__DATASET EXCERPT__
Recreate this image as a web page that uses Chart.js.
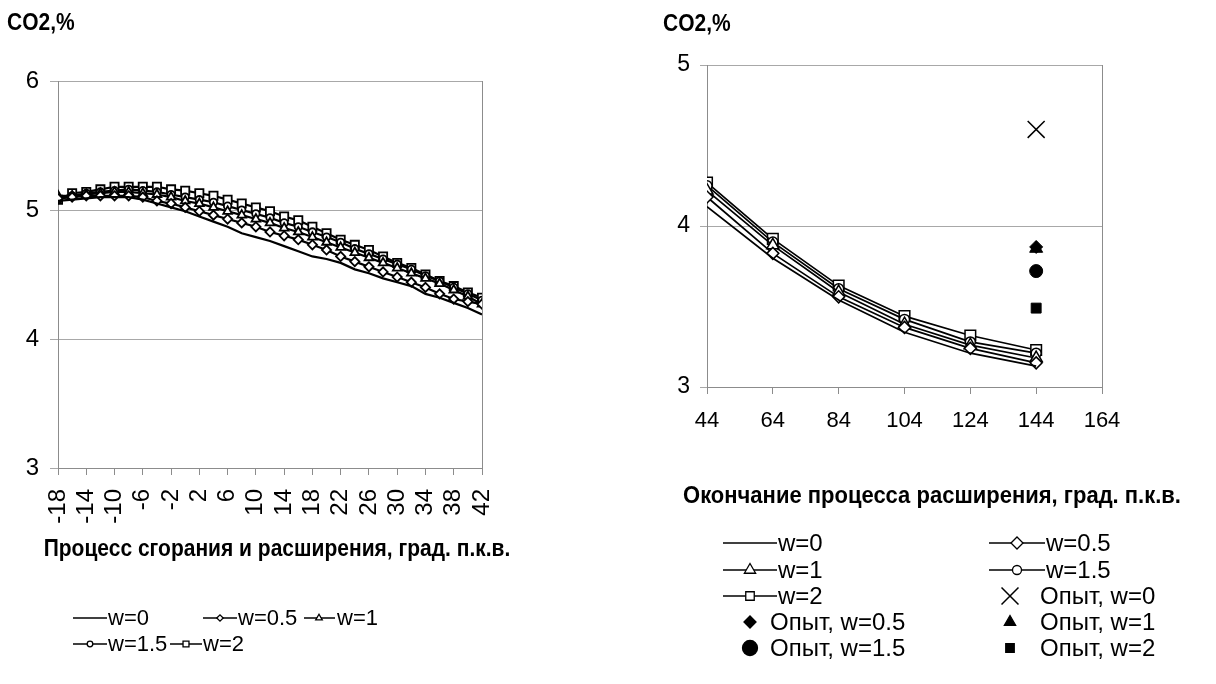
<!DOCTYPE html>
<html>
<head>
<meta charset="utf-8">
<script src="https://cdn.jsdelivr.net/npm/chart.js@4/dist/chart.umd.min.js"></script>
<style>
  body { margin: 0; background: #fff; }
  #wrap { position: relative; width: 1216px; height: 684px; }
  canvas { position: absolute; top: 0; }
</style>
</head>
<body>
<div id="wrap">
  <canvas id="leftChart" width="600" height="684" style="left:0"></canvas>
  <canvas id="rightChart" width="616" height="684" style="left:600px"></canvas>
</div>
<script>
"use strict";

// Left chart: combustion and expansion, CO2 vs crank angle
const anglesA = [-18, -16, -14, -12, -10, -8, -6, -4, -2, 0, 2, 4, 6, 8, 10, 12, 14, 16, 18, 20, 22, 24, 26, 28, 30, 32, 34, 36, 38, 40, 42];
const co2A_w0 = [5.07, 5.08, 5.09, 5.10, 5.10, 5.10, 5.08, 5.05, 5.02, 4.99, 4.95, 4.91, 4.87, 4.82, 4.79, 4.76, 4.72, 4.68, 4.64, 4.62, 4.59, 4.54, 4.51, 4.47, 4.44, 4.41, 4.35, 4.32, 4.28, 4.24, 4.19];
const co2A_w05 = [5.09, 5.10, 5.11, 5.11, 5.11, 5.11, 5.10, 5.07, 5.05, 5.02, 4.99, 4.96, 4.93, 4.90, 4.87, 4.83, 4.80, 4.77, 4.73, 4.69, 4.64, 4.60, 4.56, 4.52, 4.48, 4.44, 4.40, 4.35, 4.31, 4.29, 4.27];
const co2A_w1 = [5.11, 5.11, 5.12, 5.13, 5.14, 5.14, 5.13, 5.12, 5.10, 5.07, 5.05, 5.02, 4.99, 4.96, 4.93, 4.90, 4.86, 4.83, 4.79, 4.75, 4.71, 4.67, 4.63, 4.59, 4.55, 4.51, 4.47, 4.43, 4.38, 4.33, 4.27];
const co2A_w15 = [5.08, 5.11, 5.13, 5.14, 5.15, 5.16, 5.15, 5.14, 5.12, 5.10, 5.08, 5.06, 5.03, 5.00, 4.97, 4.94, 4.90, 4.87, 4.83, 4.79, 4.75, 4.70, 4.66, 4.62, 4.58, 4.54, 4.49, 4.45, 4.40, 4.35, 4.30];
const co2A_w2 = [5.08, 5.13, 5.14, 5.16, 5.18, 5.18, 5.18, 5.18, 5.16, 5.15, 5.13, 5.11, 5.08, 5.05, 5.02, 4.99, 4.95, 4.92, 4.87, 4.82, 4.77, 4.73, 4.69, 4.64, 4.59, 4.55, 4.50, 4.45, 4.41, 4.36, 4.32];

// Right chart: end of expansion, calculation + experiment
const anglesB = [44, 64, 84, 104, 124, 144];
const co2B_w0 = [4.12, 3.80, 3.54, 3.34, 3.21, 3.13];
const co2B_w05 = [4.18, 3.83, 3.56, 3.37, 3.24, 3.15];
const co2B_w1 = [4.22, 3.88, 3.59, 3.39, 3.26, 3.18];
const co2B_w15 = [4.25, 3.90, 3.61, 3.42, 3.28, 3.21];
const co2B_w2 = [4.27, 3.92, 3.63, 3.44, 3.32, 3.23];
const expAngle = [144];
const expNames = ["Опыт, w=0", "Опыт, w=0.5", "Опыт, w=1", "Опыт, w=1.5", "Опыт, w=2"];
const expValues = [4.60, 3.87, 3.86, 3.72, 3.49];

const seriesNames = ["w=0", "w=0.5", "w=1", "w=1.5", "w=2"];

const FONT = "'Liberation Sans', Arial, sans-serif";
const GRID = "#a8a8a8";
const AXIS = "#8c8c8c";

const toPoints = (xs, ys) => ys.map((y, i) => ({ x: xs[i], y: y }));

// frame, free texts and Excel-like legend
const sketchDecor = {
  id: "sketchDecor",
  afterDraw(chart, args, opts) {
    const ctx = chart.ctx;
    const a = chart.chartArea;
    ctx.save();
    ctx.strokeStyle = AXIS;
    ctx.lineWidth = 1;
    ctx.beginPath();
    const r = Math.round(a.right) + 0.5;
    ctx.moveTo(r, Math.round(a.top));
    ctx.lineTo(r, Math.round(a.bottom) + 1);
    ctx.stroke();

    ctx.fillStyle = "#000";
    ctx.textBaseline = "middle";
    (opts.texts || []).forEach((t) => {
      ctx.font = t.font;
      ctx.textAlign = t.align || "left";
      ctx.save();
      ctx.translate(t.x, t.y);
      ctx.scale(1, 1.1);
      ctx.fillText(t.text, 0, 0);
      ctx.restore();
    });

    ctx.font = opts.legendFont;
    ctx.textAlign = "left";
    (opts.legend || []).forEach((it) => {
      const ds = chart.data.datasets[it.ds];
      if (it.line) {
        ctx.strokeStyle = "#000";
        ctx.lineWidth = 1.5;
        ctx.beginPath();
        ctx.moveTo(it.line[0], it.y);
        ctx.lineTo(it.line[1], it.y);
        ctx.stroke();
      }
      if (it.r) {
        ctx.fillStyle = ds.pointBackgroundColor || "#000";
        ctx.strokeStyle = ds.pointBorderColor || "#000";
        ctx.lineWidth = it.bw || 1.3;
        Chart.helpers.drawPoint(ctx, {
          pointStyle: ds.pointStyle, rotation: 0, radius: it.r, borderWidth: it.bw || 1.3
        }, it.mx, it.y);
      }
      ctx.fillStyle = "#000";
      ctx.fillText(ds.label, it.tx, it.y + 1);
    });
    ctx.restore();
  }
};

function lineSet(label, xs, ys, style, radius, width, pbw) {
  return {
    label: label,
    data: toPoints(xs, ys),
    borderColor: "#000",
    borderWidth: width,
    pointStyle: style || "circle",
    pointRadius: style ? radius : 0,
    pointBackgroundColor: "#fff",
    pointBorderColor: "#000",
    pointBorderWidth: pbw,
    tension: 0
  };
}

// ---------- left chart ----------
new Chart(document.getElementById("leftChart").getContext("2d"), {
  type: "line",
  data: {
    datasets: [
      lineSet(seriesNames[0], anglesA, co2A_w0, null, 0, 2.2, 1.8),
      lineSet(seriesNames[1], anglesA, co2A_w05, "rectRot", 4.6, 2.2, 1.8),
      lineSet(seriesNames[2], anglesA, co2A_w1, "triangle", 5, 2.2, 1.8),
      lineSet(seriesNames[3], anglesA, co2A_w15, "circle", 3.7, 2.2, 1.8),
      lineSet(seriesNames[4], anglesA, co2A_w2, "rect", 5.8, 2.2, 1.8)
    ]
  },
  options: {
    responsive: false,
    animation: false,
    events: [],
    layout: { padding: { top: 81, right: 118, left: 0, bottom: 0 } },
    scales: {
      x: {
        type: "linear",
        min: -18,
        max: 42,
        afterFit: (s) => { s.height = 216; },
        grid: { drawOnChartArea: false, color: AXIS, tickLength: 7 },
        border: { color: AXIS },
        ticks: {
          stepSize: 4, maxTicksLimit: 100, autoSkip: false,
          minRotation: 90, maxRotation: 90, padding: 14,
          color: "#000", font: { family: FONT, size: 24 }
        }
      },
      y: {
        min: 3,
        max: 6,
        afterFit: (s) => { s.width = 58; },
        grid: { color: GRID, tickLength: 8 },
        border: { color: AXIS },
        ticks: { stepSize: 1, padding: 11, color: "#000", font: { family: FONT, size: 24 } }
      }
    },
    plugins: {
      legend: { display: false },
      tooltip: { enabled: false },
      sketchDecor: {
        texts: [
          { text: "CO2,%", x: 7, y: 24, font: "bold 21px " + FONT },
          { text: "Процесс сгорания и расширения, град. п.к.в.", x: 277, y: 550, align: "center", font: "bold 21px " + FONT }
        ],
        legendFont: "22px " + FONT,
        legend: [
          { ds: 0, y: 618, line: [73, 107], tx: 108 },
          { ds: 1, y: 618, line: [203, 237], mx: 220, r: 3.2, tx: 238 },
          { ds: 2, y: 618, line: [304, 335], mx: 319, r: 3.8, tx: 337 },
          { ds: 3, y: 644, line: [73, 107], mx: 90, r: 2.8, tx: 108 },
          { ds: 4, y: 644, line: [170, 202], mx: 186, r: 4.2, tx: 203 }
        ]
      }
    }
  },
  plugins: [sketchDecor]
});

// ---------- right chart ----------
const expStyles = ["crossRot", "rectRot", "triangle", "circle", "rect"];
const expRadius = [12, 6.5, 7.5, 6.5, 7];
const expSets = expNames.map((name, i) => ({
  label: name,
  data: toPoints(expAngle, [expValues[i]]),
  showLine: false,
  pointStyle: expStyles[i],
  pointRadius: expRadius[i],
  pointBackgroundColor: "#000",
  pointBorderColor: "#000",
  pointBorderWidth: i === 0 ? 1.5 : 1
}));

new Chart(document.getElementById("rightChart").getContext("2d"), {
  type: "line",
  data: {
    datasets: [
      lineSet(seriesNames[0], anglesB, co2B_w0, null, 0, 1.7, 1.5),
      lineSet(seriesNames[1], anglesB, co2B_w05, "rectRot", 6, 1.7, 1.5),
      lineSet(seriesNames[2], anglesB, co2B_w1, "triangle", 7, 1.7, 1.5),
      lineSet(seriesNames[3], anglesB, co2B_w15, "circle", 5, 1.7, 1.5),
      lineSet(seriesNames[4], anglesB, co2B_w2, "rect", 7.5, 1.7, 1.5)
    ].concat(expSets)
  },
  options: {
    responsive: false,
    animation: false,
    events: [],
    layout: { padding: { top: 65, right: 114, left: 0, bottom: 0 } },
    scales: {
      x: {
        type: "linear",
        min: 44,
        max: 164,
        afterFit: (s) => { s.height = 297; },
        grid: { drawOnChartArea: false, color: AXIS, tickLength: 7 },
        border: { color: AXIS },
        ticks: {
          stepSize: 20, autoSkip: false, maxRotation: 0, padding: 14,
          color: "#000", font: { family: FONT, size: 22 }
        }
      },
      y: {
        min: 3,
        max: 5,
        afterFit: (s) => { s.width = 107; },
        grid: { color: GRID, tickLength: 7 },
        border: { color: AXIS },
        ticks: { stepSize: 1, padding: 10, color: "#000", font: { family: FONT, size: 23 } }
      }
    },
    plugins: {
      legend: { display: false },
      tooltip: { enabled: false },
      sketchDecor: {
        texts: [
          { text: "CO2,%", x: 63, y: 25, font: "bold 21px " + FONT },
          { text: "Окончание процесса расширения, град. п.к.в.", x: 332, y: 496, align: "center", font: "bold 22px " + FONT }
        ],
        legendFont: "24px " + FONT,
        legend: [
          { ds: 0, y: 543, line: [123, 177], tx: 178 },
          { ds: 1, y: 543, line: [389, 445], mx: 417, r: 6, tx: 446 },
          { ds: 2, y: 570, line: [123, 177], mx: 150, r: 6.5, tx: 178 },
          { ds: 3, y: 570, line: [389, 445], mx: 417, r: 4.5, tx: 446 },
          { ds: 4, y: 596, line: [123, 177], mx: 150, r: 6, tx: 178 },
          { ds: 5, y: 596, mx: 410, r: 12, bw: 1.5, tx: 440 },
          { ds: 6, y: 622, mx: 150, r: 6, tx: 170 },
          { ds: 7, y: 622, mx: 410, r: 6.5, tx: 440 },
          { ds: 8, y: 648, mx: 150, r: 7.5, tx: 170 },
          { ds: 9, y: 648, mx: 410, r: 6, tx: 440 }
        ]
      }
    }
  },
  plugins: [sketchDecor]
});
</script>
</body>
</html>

__EXERCISE__
Return nothing but the lines running from the start of the data to the line with "4.41, 4.36, 4.32];", please, both ends included and no pictures.

__FINISHED ANSWER__
Recreate this image as a web page that uses Chart.js.
<!DOCTYPE html>
<html>
<head>
<meta charset="utf-8">
<script src="https://cdn.jsdelivr.net/npm/chart.js@4/dist/chart.umd.min.js"></script>
<style>
  body { margin: 0; background: #fff; }
  #wrap { position: relative; width: 1216px; height: 684px; }
  canvas { position: absolute; top: 0; }
</style>
</head>
<body>
<div id="wrap">
  <canvas id="leftChart" width="600" height="684" style="left:0"></canvas>
  <canvas id="rightChart" width="616" height="684" style="left:600px"></canvas>
</div>
<script>
"use strict";

// Left chart: combustion and expansion, CO2 vs crank angle
const anglesA = [-18, -16, -14, -12, -10, -8, -6, -4, -2, 0, 2, 4, 6, 8, 10, 12, 14, 16, 18, 20, 22, 24, 26, 28, 30, 32, 34, 36, 38, 40, 42];
const co2A_w0 = [5.07, 5.08, 5.09, 5.10, 5.10, 5.10, 5.08, 5.05, 5.02, 4.99, 4.95, 4.91, 4.87, 4.82, 4.79, 4.76, 4.72, 4.68, 4.64, 4.62, 4.59, 4.54, 4.51, 4.47, 4.44, 4.41, 4.35, 4.32, 4.28, 4.24, 4.19];
const co2A_w05 = [5.09, 5.10, 5.11, 5.11, 5.11, 5.11, 5.10, 5.07, 5.05, 5.02, 4.99, 4.96, 4.93, 4.90, 4.87, 4.83, 4.80, 4.77, 4.73, 4.69, 4.64, 4.60, 4.56, 4.52, 4.48, 4.44, 4.40, 4.35, 4.31, 4.29, 4.27];
const co2A_w1 = [5.11, 5.11, 5.12, 5.13, 5.14, 5.14, 5.13, 5.12, 5.10, 5.07, 5.05, 5.02, 4.99, 4.96, 4.93, 4.90, 4.86, 4.83, 4.79, 4.75, 4.71, 4.67, 4.63, 4.59, 4.55, 4.51, 4.47, 4.43, 4.38, 4.33, 4.27];
const co2A_w15 = [5.08, 5.11, 5.13, 5.14, 5.15, 5.16, 5.15, 5.14, 5.12, 5.10, 5.08, 5.06, 5.03, 5.00, 4.97, 4.94, 4.90, 4.87, 4.83, 4.79, 4.75, 4.70, 4.66, 4.62, 4.58, 4.54, 4.49, 4.45, 4.40, 4.35, 4.30];
const co2A_w2 = [5.08, 5.13, 5.14, 5.16, 5.18, 5.18, 5.18, 5.18, 5.16, 5.15, 5.13, 5.11, 5.08, 5.05, 5.02, 4.99, 4.95, 4.92, 4.87, 4.82, 4.77, 4.73, 4.69, 4.64, 4.59, 4.55, 4.50, 4.45, 4.41, 4.36, 4.32];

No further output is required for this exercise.